If I ever find out who the person was who hacked Leviathan, I will so kick his or her ass. Do you know how long "Blue Eyes" is? Do you know how much I hate it right now? Do you know how much I wish I'd never hear of an ellipses? Argh. Do you also know how much I wish I didn't give a fuck about correcting my mistakes?

I'm feeling mildly disconnected from fandom right now. I don't watch the shows that are causing the oohs and ahs, except for BSG and mostly that I watch without anything fannish intentioned aside from pure reaction. I don't think that's bad. I think it'll help me with the NIP. I think it's also partly to blame for me rather start/stoppish approach to fic. Because of course you write the story to get it out of your head, but there's also a definite point when you write it with the anticipation of an audience, and knowing there's no audience is a little, defeating. It's the same with dance, of course you perform because it gives something back to you, but when you're dancing for a tiny audience, or a disinterested audience, it's more of a one way street. You can feed off their energy and participation, you've gotta harnass your own and figure out what you're getting from the experience. It's not a bad thing, but it's definitely a time/energy consideration. Because honestly, I have less of a problem disappointing myself than I do an audience. I can bail on a fic and feel only marginally guilty because generally, with fic, I know the story in my head. I've answered it, and while I may not have participated in the process of putting it on paper, I can generally live with that.

There are pictures of the big snowstorm in Western New York and for the first time in a decade, the sight of snow and scarves and winter is making me weepy and homesick. Maybe I really am ready for a change, in ways that I hadn't even anticipated. And waves frantically eastward to [livejournal.com profile] cretkid! Hope you aren't buried, dear!!

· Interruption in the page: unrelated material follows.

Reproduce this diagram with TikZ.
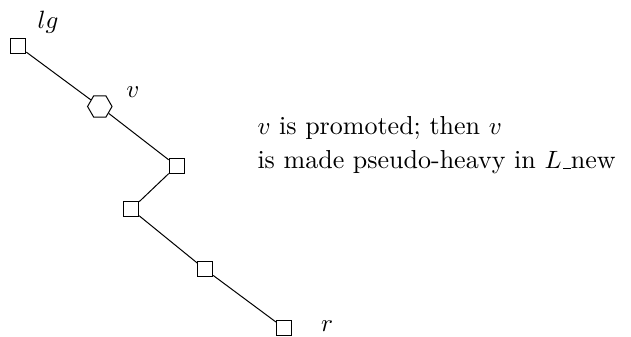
\documentclass[tikz,border=0pt]{standalone}
\usetikzlibrary{shapes.geometric}
\newcommand\myunderscore{\leavevmode\kern.06em\vbox{\hrule width.3em}}
\begin{document}
\begin{tikzpicture}[x=0.4pt,y=-0.4pt,
  sq/.style={draw,rectangle,minimum size=6pt,inner sep=0pt,line width=0.4pt},
  hex/.style={draw,regular polygon,regular polygon sides=6,minimum size=9.8pt,inner sep=0pt,line width=0.4pt},
  lbl/.style={inner sep=0pt},
  edge/.style={line width=0.4pt}]
\useasboundingbox (0,0) rectangle (631,337);
\node[sq] (lg) at (18.3,46.2) {};
\node[hex] (v) at (99.8,106.5) {};
\node[sq] (a) at (176.7,166) {};
\node[sq] (b) at (131.2,209.3) {};
\node[sq] (c) at (205.2,269.5) {};
\node[sq] (r) at (284,328) {};
\node[lbl] (lglbl) at (48,22) {$lg$};
\node[lbl] (vlbl) at (133,92) {$v$};
\node[lbl] (rlbl) at (327,326) {$r$};
\node[lbl,anchor=base west,align=left,font=\fontsize{10.4}{13.6}\selectfont] (txt) at (257,169)
  {$v$ is promoted; then $v$\\ is made pseudo-heavy in $L$\myunderscore new};
\draw[edge] (lg) -- (v);
\draw[edge] (v) -- (a);
\draw[edge] (a) -- (b);
\draw[edge] (b) -- (c);
\draw[edge] (c) -- (r);
\end{tikzpicture}
\end{document}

My friend Sh. found a deal to go to Rome in March for four days, and asked if I wanted to go and I said yes. I won't. Can't afford it, but it's been so nice to hold onto the idea that I'd be in Rome in March. There are a few purely sense memory moments that I hold tight to, and being in Rome, late at night, walking across the bridge that spans the Tiber with people I loved, being a little giddy, filled up with knowledge and Guiness and the feel of the city against the soles of my boots, the anticipation of potential new love, the way the air smelled - crisp and musty and rich - and the lights of the city and the Quirinale in front of us. Well, like I said, it's something to hold.